La Commission, sous le prétexte de vouloir aider les Etats-membres à mieux collecter leurs impôts, semble vouloir jeter les bases de ce qui sera le fisc européen. Pour cela, elle veut mettre en place deux mesures sur lesquels des préconisations stratégiques seront faites d’ici la fin 2013.

Première mesure : un code européen du contribuable. La Commission explique : ce code « clarifierait les droits et obligations des contribuables comme des administrations fiscales. Ces codes varient considérablement d’un État membre à l’autre ; il peut donc se révéler extrêmement difficile pour les citoyens et les entreprises de connaître leurs droits dans différents États membres et de se conformer à leurs obligations fiscales dans les situations transfrontières. »

Deuxième mesure : un numéro d’identification fiscal (TIN) européen. La Commission pense qu’un tel numéro « faciliterait l’identification des contribuables dans l’Union » et permettrait donc aux Etats-nations de mieux récupérer leur impôt auprès de leurs citoyens expatriés.

Dans un cadre européen qui se veut de plus en plus fédéral, l’idée peut paraître logique. Mais soyons vigilant : veillons à ce que ce code européen du contribuable et ce numéro d’identification fiscal européen ne soient pas des moyens supplémentaires pour augmenter la pression fiscale sur les contribuables.

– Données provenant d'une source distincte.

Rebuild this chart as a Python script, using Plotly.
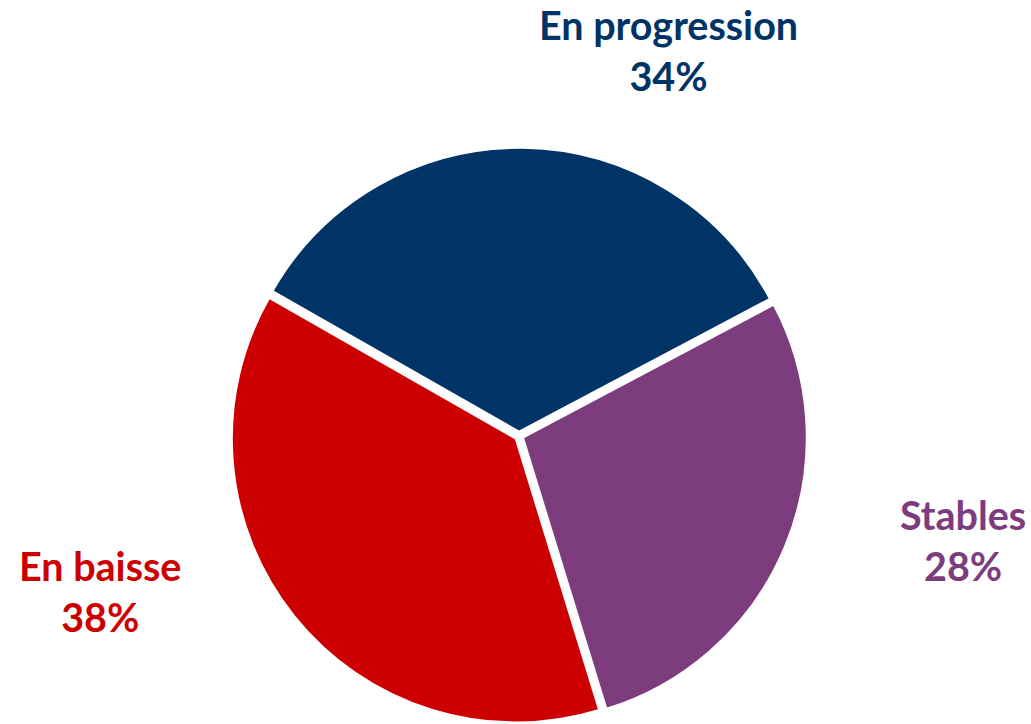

Il est important de s’engager dans ce débat et de participer aux consultations publiques voulues par la Commission européenne. Car derrière le prétexte de la lutte contre la fraude et l’évasion fiscale invoqué par la Commission européenne se cache un autre fait bien plus important : nos bulgares de Bretagne, nos espagnols de Francfort, nos estoniens de Dublin et nos français de Londres font jouer la compétitivité fiscale entre les Etats et donnent ainsi des idées à de nombreux autres contribuables européens. Et ça, les Etats n’aiment ni ce genre de liberté, ni être comparés. Attention donc à ce que le fisc européen ne soit pas liberticide.